Revi wrote:Big ag depends on cheap energy.
Revi wrote: If the price of diesel goes up it wrecks the whole model.
Revi wrote: I am not saying that it's going to be wonderful to lose it, but the era of cheap food is coming to an end.
vtsnowedin wrote:How does a price increase of fuel "wreck the model"? Scarce high priced fuel and fertilizer will crowd out the least efficient farmers and cause production numbers to fall and unit sale prices to rise which will eliminate the need for any subsidies. All farms are commodity farms just some small ones use their production to subsist on and their production numbers are much smaller.
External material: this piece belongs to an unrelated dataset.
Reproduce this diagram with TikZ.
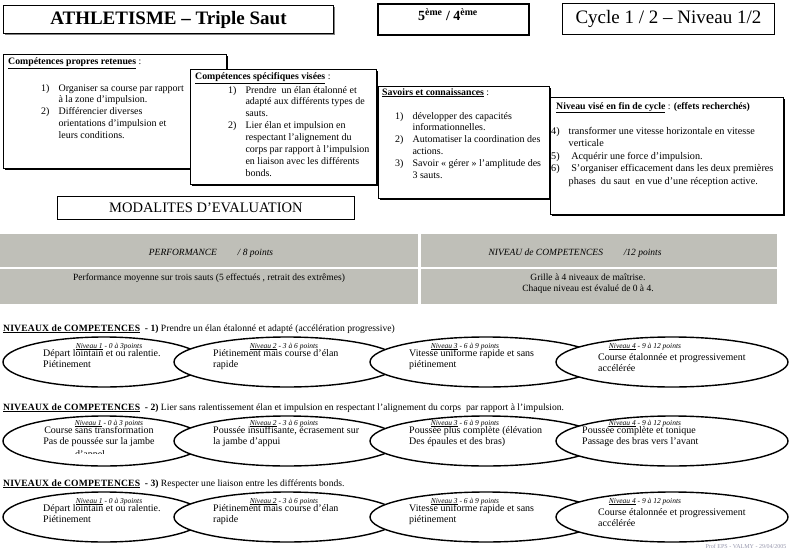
\documentclass[tikz,border=0pt]{standalone}
\usepackage{fontspec}
\setmainfont{Liberation Serif}
\usetikzlibrary{positioning,shapes.geometric,shadows}
\definecolor{gris}{RGB}{191,191,184}
\definecolor{signature}{RGB}{150,150,172}
\newcommand{\lignes}[2][l]{\begin{tabular}[t]{@{}#1@{}}#2\end{tabular}}
\newcommand{\items}[1]{\begin{tabular}[t]{@{}l@{\hspace{9pt}}l@{}}#1\end{tabular}}
\newcommand{\niv}[2]{\underline{Niveau #1} - #2}
\newcommand{\titreniv}[1]{\textbf{\underline{\addfontfeature{LetterSpace=2}NIVEAUX de COMPETENCES}}\ \ \textbf{- #1)}}
\renewcommand{\arraystretch}{1.1}

\begin{document}
\begin{tikzpicture}[
    x=1pt, y=-1pt,
    cadre/.style={rectangle, draw, line width=1.2pt, fill=white,
                  anchor=north west, inner sep=0pt,
                  drop shadow={shadow xshift=1.3pt, shadow yshift=-1.3pt,
                               fill=black, opacity=1}},
    entete/.style={rectangle, draw, fill=white, anchor=north west,
                   inner sep=0pt},
    bande/.style={rectangle, fill=gris, anchor=north west, inner sep=0pt},
    ovale/.style={ellipse, draw, line width=1.4pt, fill=white,
                  inner sep=0pt, minimum height=50pt},
    txt/.style={font=\fontsize{10}{10.8}\selectfont, inner sep=0pt,
                anchor=base west},
    etiq/.style={font=\fontsize{7.5}{8}\selectfont\itshape, inner sep=0pt,
                 anchor=base},
    rubrique/.style={font=\fontsize{9.8}{11}\selectfont\bfseries,
                     inner sep=0pt, anchor=base west}
  ]
  \useasboundingbox (0,0) rectangle (792,551);

  % en-tete
  \node[entete, line width=0.9pt, minimum width=330pt, minimum height=28pt,
        font=\fontsize{19}{22}\selectfont\bfseries,
        drop shadow={shadow xshift=1.5pt, shadow yshift=-1.5pt,
                     fill=gray, opacity=1}] (titre) at (3,5)
    {ATHLETISME – Triple Saut};
  \node[entete, line width=2pt, minimum width=151pt, minimum height=31pt]
    (classe) at (377,3) {};
  \node[font=\fontsize{14}{16}\selectfont\bfseries, inner sep=0pt]
    (classe-t) at (448,15) {5\textsuperscript{ème} / 4\textsuperscript{ème}};
  \node[entete, line width=0.8pt, minimum width=212pt, minimum height=31pt,
        font=\fontsize{19}{22}\selectfont] (cycle) at (562,3)
    {Cycle 1 / 2 – Niveau 1/2};

  % les quatre cadres
  \node[cadre, minimum width=223pt, minimum height=114pt] (propres) at (3,54) {};
  \node[rubrique] (propres-t) at (8,65)
    {\underline{Compétences propres retenues}\mdseries\ :};
  \node[txt] (propres-l) at (41,91) {\items{
    1) & Organiser sa course par rapport\\
       & à la zone d'impulsion.\\
    2) & Différencier diverses\\
       & orientations d'impulsion et\\
       & leurs conditions.}};

  \node[cadre, minimum width=186pt, minimum height=115pt] (specif) at (190,69) {};
  \node[rubrique] (specif-t) at (195,80)
    {\underline{Compétences spécifiques visées}\mdseries\ :};
  \node[txt] (specif-l) at (228,93) {\items{
    1) & Prendre \ un élan étalonné et\\
       & adapté aux différents types de\\
       & sauts.\\
    2) & Lier élan et impulsion en\\
       & respectant l'alignement du\\
       & corps par rapport à l'impulsion\\
       & en liaison avec les différents\\
       & bonds.}};

  \node[cadre, minimum width=171pt, minimum height=112pt] (savoirs) at (378,86) {};
  \node[rubrique] (savoirs-t) at (382,95)
    {\underline{Savoirs et connaissances}\mdseries\ :};
  \node[txt] (savoirs-l) at (395,119) {\items{
    1) & développer des capacités\\
       & informationnelles.\\
    2) & Automatiser la coordination des\\
       & actions.\\
    3) & Savoir « gérer » l'amplitude des\\
       & 3 sauts.}};

  \node[cadre, minimum width=233pt, minimum height=117pt] (niveau) at (550,97) {};
  \node[rubrique] (niveau-t) at (556,109)
    {\underline{Niveau visé en fin de cycle}\mdseries\ : \bfseries(effets recherchés)};
  \node[txt, font=\fontsize{10.2}{11.4}\selectfont] (niveau-l) at (551,134) {\items{
    4) & transformer une vitesse horizontale en vitesse\\
       & verticale\\
    5) & \ Acquérir une force d'impulsion.\\
    6) & \ S'organiser efficacement dans les deux premières\\
       & phases \ du saut \ en vue d'une réception active.}};

  % modalites
  \node[entete, line width=0.8pt, minimum width=297pt, minimum height=23pt,
        font=\fontsize{14.5}{16}\selectfont] (modalites) at (57,196)
    {MODALITES D'EVALUATION};

  \node[bande, minimum width=418pt, minimum height=33pt] (perf) at (0,234) {};
  \node[bande, minimum width=356pt, minimum height=33pt] (comp) at (421,234) {};
  \node[bande, minimum width=418pt, minimum height=35pt] (perf2) at (0,269) {};
  \node[bande, minimum width=356pt, minimum height=35pt] (comp2) at (421,269) {};
  \node[txt, anchor=base, font=\fontsize{9.5}{11}\selectfont\itshape] (perf-t)
    at (211,255) {PERFORMANCE \hspace{16pt} / 8 points};
  \node[txt, anchor=base, font=\fontsize{9.5}{11}\selectfont\itshape] (comp-t)
    at (575,255) {NIVEAU de COMPETENCES \hspace{16pt} /12 points};
  \node[txt, anchor=base, font=\fontsize{9.5}{11}\selectfont] (perf2-t) at (209,280)
    {Performance moyenne sur trois sauts (5 effectués , retrait des extrêmes)};
  \node[txt, anchor=base, font=\fontsize{9.5}{10}\selectfont] (comp2-t) at (588,280)
    {\lignes[c]{Grille à 4 niveaux de maîtrise.\\Chaque niveau est évalué de 0 à 4.}};

  % niveaux de competences 1
  \node[txt, font=\fontsize{9.6}{11}\selectfont] (c1) at (3,331)
    {\titreniv{1} Prendre un élan étalonné et adapté (accélération progressive)};
  \node[ovale, minimum width=202pt] (c1a) at (104,362) {};
  \node[ovale, minimum width=226pt] (c1b) at (287,362) {};
  \node[ovale, minimum width=232pt] (c1c) at (486,362) {};
  \node[ovale, minimum width=232pt] (c1d) at (672,362) {};
  \node[etiq] (c1a-n) at (109,348) {\niv{1}{0 à 3points}};
  \node[etiq] (c1b-n) at (284,348) {\niv{2}{3 à 6 points}};
  \node[etiq] (c1c-n) at (465,348) {\niv{3}{6 à 9 points}};
  \node[etiq] (c1d-n) at (645,348) {\niv{4}{9 à 12 points}};
  \node[txt] (c1a-t) at (43,356) {\lignes{Départ lointain et ou ralentie.\\Piétinement}};
  \node[txt] (c1b-t) at (213,356) {\lignes{Piétinement mais course d'élan\\rapide}};
  \node[txt] (c1c-t) at (409,356) {\lignes{Vitesse uniforme rapide et sans\\piétinement}};
  \node[txt] (c1d-t) at (598,360) {\lignes{Course étalonnée et progressivement\\accélérée}};

  % niveaux de competences 2
  \node[txt, font=\fontsize{9.6}{11}\selectfont] (c2) at (3,410)
    {\titreniv{2} Lier sans ralentissement élan et impulsion en respectant l'alignement du corps \ par rapport à l'impulsion.};
  \node[ovale, minimum width=202pt] (c2a) at (104,441) {};
  \node[ovale, minimum width=226pt] (c2b) at (287,441) {};
  \node[ovale, minimum width=232pt] (c2c) at (486,441) {};
  \node[ovale, minimum width=232pt] (c2d) at (672,441) {};
  \node[etiq] (c2a-n) at (109,425) {\niv{1}{0 à 3 points}};
  \node[etiq] (c2b-n) at (284,425) {\niv{2}{3 à 6 points}};
  \node[etiq] (c2c-n) at (465,425) {\niv{3}{6 à 9 points}};
  \node[etiq] (c2d-n) at (645,425) {\niv{4}{9 à 12 points}};
  \node[txt, anchor=base] (c2a-t) at (99,433)
    {\lignes[c]{Course sans transformation\\Pas de poussée sur la jambe}};
  \begin{scope}
    \clip (40,440) rectangle (160,453.5);
    \node[txt, anchor=base] (c2a-x) at (90,457) {d'appel};
  \end{scope}
  \node[txt] (c2b-t) at (213,433) {\lignes{Poussée insuffisante, écrasement sur\\la jambe d'appui}};
  \node[txt] (c2c-t) at (409,433) {\lignes{Poussée plus complète (élévation\\Des épaules et des bras)}};
  \node[txt] (c2d-t) at (582,433) {\lignes{Poussée complète et tonique\\Passage des bras vers l'avant}};

  % niveaux de competences 3
  \node[txt, font=\fontsize{9.6}{11}\selectfont] (c3) at (3,486)
    {\titreniv{3} Respecter une liaison entre les différents bonds.};
  \node[ovale, minimum width=202pt] (c3a) at (104,517) {};
  \node[ovale, minimum width=226pt] (c3b) at (287,517) {};
  \node[ovale, minimum width=232pt] (c3c) at (486,517) {};
  \node[ovale, minimum width=232pt] (c3d) at (672,517) {};
  \node[etiq] (c3a-n) at (109,503) {\niv{1}{0 à 3points}};
  \node[etiq] (c3b-n) at (284,503) {\niv{2}{3 à 6 points}};
  \node[etiq] (c3c-n) at (465,503) {\niv{3}{6 à 9 points}};
  \node[etiq] (c3d-n) at (645,503) {\niv{4}{9 à 12 points}};
  \node[txt] (c3a-t) at (43,511) {\lignes{Départ lointain et ou ralentie.\\Piétinement}};
  \node[txt] (c3b-t) at (213,511) {\lignes{Piétinement mais course d'élan\\rapide}};
  \node[txt] (c3c-t) at (409,511) {\lignes{Vitesse uniforme rapide et sans\\piétinement}};
  \node[txt] (c3d-t) at (598,515) {\lignes{Course étalonnée et progressivement\\accélérée}};

  \node[inner sep=0pt, anchor=base, text=signature,
        font=\fontsize{6}{7}\selectfont] (signe) at (746,548)
    {Prof EPS - VALMY - 29/04/2005};
\end{tikzpicture}
\end{document}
ralfy wrote:vtsnowedin wrote:How does a price increase of fuel "wreck the model"? Scarce high priced fuel and fertilizer will crowd out the least efficient farmers and cause production numbers to fall and unit sale prices to rise which will eliminate the need for any subsidies. All farms are commodity farms just some small ones use their production to subsist on and their production numbers are much smaller.
It wrecks the model because a global capitalist system with a growing human population, a growing middle class, and increasing credit require cheap oil, and with that cheap food.